The World Association of Newspapers and News Publishers (WAN-IFRA) is committed to defending and promoting a free and independent press worldwide everyday, but particularly on 3 May, World Press Freedom Day. This year's theme is the importance of a free press for democracy, whether emerging or well established. “Silence kills democracy…But a free press talks”.
A free press is at the very core of the right to free expression, providing a frontline defence for safeguarding access to knowledge and information as defined in Article 19 of the Universal Declaration of Human Rights. A free press provides a window through which all other abuses of fundamental rights can be revealed. It affirms that to criticise, hold to account and call to justice those in power is the right of the many and not the few. Put simply, freedom of expression is the right that underpins all rights.
Text courtesy: WAN-IFRA
The press, termed as the fourth pillar of democracy, has contributed to the birth of many democratic and free nations. Military campaigns, trials and executions, and public announcements were part of the content of ‘Acta Diuna' which were the official reports brought out during the reign of Julius Caeser in 59.B.C. Wall posts, handwritten newsletter, news books and journals were the predecessors of newspapers which had played an important role in moulding public opinion in the renaissance Europe. From its early days, the press had to suffer censorship and suppression at the hands of the authorities. The acquittal of journalist John Peter Zenger's (New York Weekly Journal) who was charged for criticising the British government, paved way for American press freedom. Newspapers like Pennsylvania Journal and Maryland Gazette challenged the burdensome laws imposed by Britain in the colonies. The press was a crucial factor in the American and the French revolutions.
The Watergate Scandal
This is a landmark not only in the political history of the U.S., but in the history of journalism worldwide. Following the break-in at the Democratic Committee's office and the arrest of the five intruders, reporters Bob Woodwards and Carl Bernstein of the Washington Post continued their investigation to uncover the full extent of the scandal. Their stories appeared on the front page of the Washington Post for several months. Further investigations followed leading to the resignation of President Nixon. The concept of whistle blowers gained popularity.
Vietnam War and Gulf War
These wars were the major turning points where the print and broadcast media played a decisive role that produced a shift in the public opinion and there by the American war policy. Impactive photographs like that of Nick Ut's showing a nine-year-old girl running naked on a road after being severely burned during a napalm attack (1972), have played a vital role in arousing anti-war sentiments.

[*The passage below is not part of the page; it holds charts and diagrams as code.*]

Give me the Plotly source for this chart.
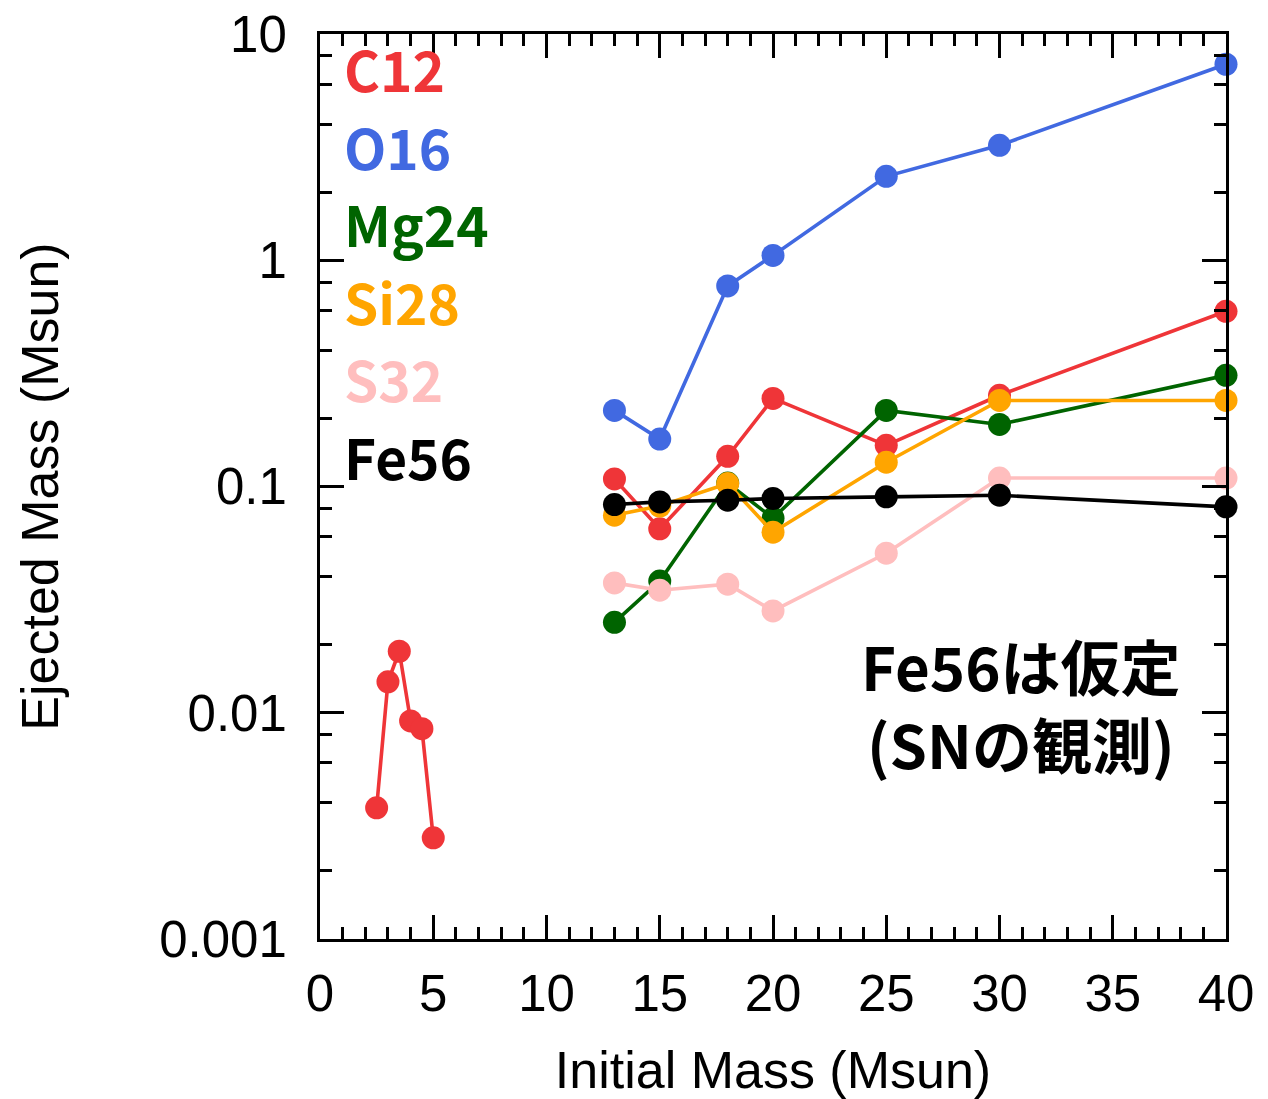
import plotly.graph_objects as go

# Initial stellar masses (Msun)
low_masses = [2.5, 3.0, 3.5, 4.0, 4.5, 5.0]
sn_masses = [13, 15, 18, 20, 25, 30, 40]

# Ejected masses (Msun) for each isotope
c12_low = [0.0038, 0.0137, 0.0187, 0.0092, 0.0085, 0.0028]
c12_sn = [0.108, 0.065, 0.136, 0.245, 0.152, 0.253, 0.595]
o16_sn = [0.217, 0.162, 0.77, 1.05, 2.35, 3.22, 7.35]
mg24_sn = [0.0251, 0.0382, 0.1035, 0.0724, 0.217, 0.188, 0.310]
si28_sn = [0.0747, 0.082, 0.103, 0.0628, 0.128, 0.240, 0.240]
s32_sn = [0.0375, 0.0348, 0.0370, 0.0282, 0.0507, 0.109, 0.109]
fe56_sn = [0.0832, 0.0855, 0.0870, 0.0885, 0.0900, 0.0915, 0.0813]

y_tickvals = [0.001, 0.01, 0.1, 1, 10]
y_ticktext = ["0.001", "0.01", "0.1", "1", "10"]
x_tickvals = [0, 5, 10, 15, 20, 25, 30, 35, 40]

RED = "#EF3538"
BLUE = "#4169E1"
GREEN = "#006400"
ORANGE = "#FFA500"
PINK = "#FFBEBE"
BLACK = "#000000"

series = [
    ("C12", low_masses, c12_low, RED),
    ("C12", sn_masses, c12_sn, RED),
    ("O16", sn_masses, o16_sn, BLUE),
    ("Mg24", sn_masses, mg24_sn, GREEN),
    ("Si28", sn_masses, si28_sn, ORANGE),
    ("S32", sn_masses, s32_sn, PINK),
    ("Fe56", sn_masses, fe56_sn, BLACK),
]

fig = go.Figure()
for name, xs, ys, color in series:
    fig.add_trace(go.Scatter(
        x=xs, y=ys, mode="lines+markers", name=name,
        line=dict(color=color, width=3.6),
        marker=dict(color=color, size=23),
        cliponaxis=False, showlegend=False,
    ))

# Coloured isotope labels in the upper-left corner
label_font = "Noto Sans CJK JP"
labels = [("C12", RED), ("O16", BLUE), ("Mg24", GREEN),
          ("Si28", ORANGE), ("S32", PINK), ("Fe56", BLACK)]
top_px, step_px = 68, 77.6
for i, (txt, color) in enumerate(labels):
    ypx = top_px + i * step_px
    fig.add_annotation(
        text=f"<b>{txt}</b>", xref="paper", yref="paper",
        x=(342 - 320) / 906, y=(939 - ypx) / 905,
        xanchor="left", yanchor="middle", showarrow=False,
        font=dict(family=label_font, size=55, color=color),
    )

# Note on the iron yield
fig.add_annotation(
    text="<b>Fe56は仮定</b><br><b>(SNの観測)</b>",
    xref="paper", yref="paper",
    x=(1021 - 320) / 906, y=(939 - 703) / 905,
    xanchor="center", yanchor="middle", align="center", showarrow=False,
    font=dict(family=label_font, size=60, color=BLACK),
)

axis_font = dict(family="Liberation Sans", size=51, color="black")
title_font = dict(family="Liberation Sans", size=52, color="black")
minor_y = [m * 10 ** e for e in range(-3, 1) for m in (2, 4, 6, 8)]

fig.update_xaxes(
    range=[0, 40], tickmode="array", tickvals=x_tickvals,
    ticks="inside", ticklen=24, tickwidth=3, tickcolor="black",
    showline=True, linewidth=3, linecolor="black", mirror="ticks",
    showgrid=False, zeroline=False,
    tickfont=axis_font, ticklabelstandoff=8,
    minor=dict(dtick=1, tick0=0, ticks="inside", ticklen=12, tickwidth=3,
               tickcolor="black", showgrid=False),
    title=dict(text="Initial Mass (Msun)", font=title_font, standoff=46),
)
fig.update_yaxes(
    type="log", range=[-3, 1], tickmode="array",
    tickvals=y_tickvals, ticktext=y_ticktext,
    ticks="inside", ticklen=24, tickwidth=3, tickcolor="black",
    showline=True, linewidth=3, linecolor="black", mirror="ticks",
    showgrid=False, zeroline=False,
    tickfont=axis_font, ticklabelstandoff=20,
    minor=dict(tickmode="array", tickvals=minor_y, ticks="inside",
               ticklen=12, tickwidth=3, tickcolor="black", showgrid=False),
    title=dict(text="Ejected Mass (Msun)", font=title_font, standoff=84),
)

fig.update_layout(
    width=1268, height=1099,
    margin=dict(l=320, r=42, t=34, b=160, autoexpand=False),
    paper_bgcolor="white", plot_bgcolor="white",
)

fig.write_html("out.html")
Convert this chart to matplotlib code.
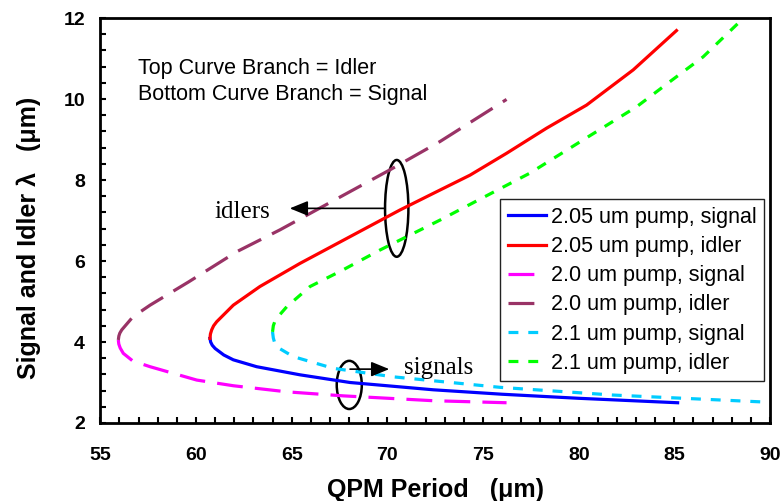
import numpy as np
import matplotlib
matplotlib.use("Agg")
import matplotlib.pyplot as plt
from matplotlib.patches import Ellipse

plt.rcParams['font.family'] = ['Liberation Sans', 'DejaVu Sans']

# 2.05 um pump
sig205_x = [60.73, 60.765, 60.85, 61.0, 61.45, 61.95, 63.17, 65.43, 68.05, 72.4, 76.0, 80.0, 85.17]
sig205_y = [4.09, 4.0, 3.92, 3.84, 3.68, 3.56, 3.39, 3.19, 3.00, 2.82, 2.71, 2.61, 2.50]
idl205_x = [60.73, 60.755, 60.82, 60.92, 61.08, 61.95, 63.34, 65.43, 70.66, 72.40, 74.32, 76.23, 78.32, 80.41, 82.85, 85.11]
idl205_y = [4.09, 4.2, 4.3, 4.4, 4.50, 4.91, 5.37, 5.94, 7.26, 7.67, 8.12, 8.66, 9.28, 9.85, 10.72, 11.69]
# 2.0 um pump
sig20_x = [55.94, 55.965, 56.04, 56.2, 56.7, 57.6, 60.04, 61.95, 64.74, 67.70, 72.4, 76.23]
sig20_y = [4.05, 3.95, 3.85, 3.72, 3.53, 3.39, 3.06, 2.92, 2.77, 2.67, 2.55, 2.50]
idl20_x = [55.94, 55.97, 56.02, 56.12, 56.7, 57.6, 59.6, 62.13, 64.39, 70.13, 72.75, 76.23]
idl20_y = [4.05, 4.15, 4.22, 4.30, 4.62, 4.91, 5.48, 6.23, 6.77, 8.25, 8.95, 9.99]
# 2.1 um pump
sig21_x = [64.0, 64.04, 64.1, 64.22, 65.08, 67.17, 70.31, 75.9, 81.8, 89.6]
sig21_y = [4.25, 4.1, 4.0, 3.88, 3.64, 3.35, 3.14, 2.88, 2.69, 2.52]
idl21_x = [64.0, 64.04, 64.15, 64.74, 65.96, 67.6, 69.61, 72.75, 74.49, 77.45, 80.23, 83.03, 84.77, 86.5, 88.33]
idl21_y = [4.25, 4.40, 4.55, 4.87, 5.37, 5.76, 6.27, 7.01, 7.44, 8.17, 8.99, 9.81, 10.43, 11.04, 11.87]

fig, ax = plt.subplots(figsize=(7.82, 5.01), dpi=100)
fig.subplots_adjust(left=0.1283, right=0.9847, bottom=0.1557, top=0.964)

lw = 2.3
long_dash = (0, (8.1, 3.8))
short_dash = (0, (3.1, 3.1))
ax.plot(sig205_x, sig205_y, color='#0000FF', lw=lw, label='2.05 um pump, signal')
ax.plot(idl205_x, idl205_y, color='#FF0000', lw=lw, label='2.05 um pump, idler')
ax.plot(sig20_x, sig20_y, color='#FF00FF', lw=lw, ls=long_dash, label='2.0 um pump, signal')
ax.plot(idl20_x, idl20_y, color='#993366', lw=lw, ls=long_dash, label='2.0 um pump, idler')
ax.plot(sig21_x, sig21_y, color='#00CCFF', lw=lw, ls=short_dash, label='2.1 um pump, signal')
ax.plot(idl21_x, idl21_y, color='#00FF00', lw=lw, ls=short_dash, label='2.1 um pump, idler')

ax.set_xlim(55, 90)
ax.set_ylim(2, 12)
ax.set_xticks(np.arange(55, 91, 5))
ax.set_xticks(np.arange(55, 91, 1), minor=True)
ax.set_yticks(np.arange(2, 13, 2))
ax.set_yticks(np.arange(2, 12.01, 0.4), minor=True)
ax.tick_params(which='both', direction='in', length=4.5, width=1.5, top=False, right=False)
ax.tick_params(axis='x', which='major', pad=17, labelsize=14)
ax.tick_params(axis='y', which='major', pad=11, labelsize=14)
for lab in ax.get_xticklabels() + ax.get_yticklabels():
    lab.set_fontweight('bold')
for sp in ax.spines.values():
    sp.set_linewidth(2.0)

ax.set_xlabel('QPM Period   (\u03bcm)', fontsize=18, fontweight='bold')
ax.xaxis.set_label_coords(0.5, -0.135)
ax.set_ylabel('Signal and Idler \u03bb   (\u03bcm)', fontsize=18, fontweight='bold')
ax.yaxis.set_label_coords(-0.088, 0.457)

ax.text(56.97, 10.63, 'Top Curve Branch = Idler', fontsize=15.5)
ax.text(56.97, 9.98, 'Bottom Curve Branch = Signal', fontsize=15.5)

head = '-|>,head_length=1.1,head_width=0.45'
# idlers marker
ax.add_patch(Ellipse((70.49, 7.30), 1.22, 2.39, fill=False, lw=1.8, color='k'))
ax.annotate('', xy=(64.9, 7.30), xytext=(69.88, 7.30),
            arrowprops=dict(arrowstyle=head, color='k', lw=1.2, shrinkA=0, shrinkB=0))
ax.text(63.9, 7.07, 'idlers', family='Liberation Serif', fontsize=18, ha='right', va='baseline')

# signals marker
ax.add_patch(Ellipse((68.01, 2.94), 1.31, 1.19, fill=False, lw=1.8, color='k'))
ax.annotate('', xy=(70.1, 3.33), xytext=(68.05, 3.33),
            arrowprops=dict(arrowstyle=head, color='k', lw=1.2, shrinkA=0, shrinkB=0))
ax.text(70.87, 3.21, 'signals', family='Liberation Serif', fontsize=18, ha='left', va='baseline')

leg = ax.legend(loc='upper right', bbox_to_anchor=(0.9915, 0.5523), borderaxespad=0,
                fontsize=15.5, handlelength=1.75, handletextpad=0.25, labelspacing=0.38,
                borderpad=0.35, fancybox=False, framealpha=1, edgecolor='#222222')
leg.get_frame().set_linewidth(1.0)

fig.savefig('out.png', dpi=100)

Television and radio played a major role in the defeat of the August Coup (coup against Gorbachev) which eventually resulted in the crumbling of the Soviet Russia, though the government had tried all means to issue strict censorship.Though social networking sites are increasingly claiming more space and time, the role played by the press in the recent upheavals in Arab countries is not of less importance.
The history of press in India was a turbulent one from its inception. The press emerged as a powerful tool during the freedom movement in India. The Emergency in 1975 was a period when the press was put to test. While many succumbed to the absurd rules, newspapers like The Indian Express resisted the move and left the editorial section blank as a sign of protest.
The World war, civil wars and political conflicts worldwide saw the increased use of media for propaganda and continues even today for the cause of neo-colonial empires and authoritative regimes. Yellow Journalism, which relies on sensationalism and exaggeration of news to procure more profit, attained prominence with the Spanish-American war in 1898, and is till visibly in practise.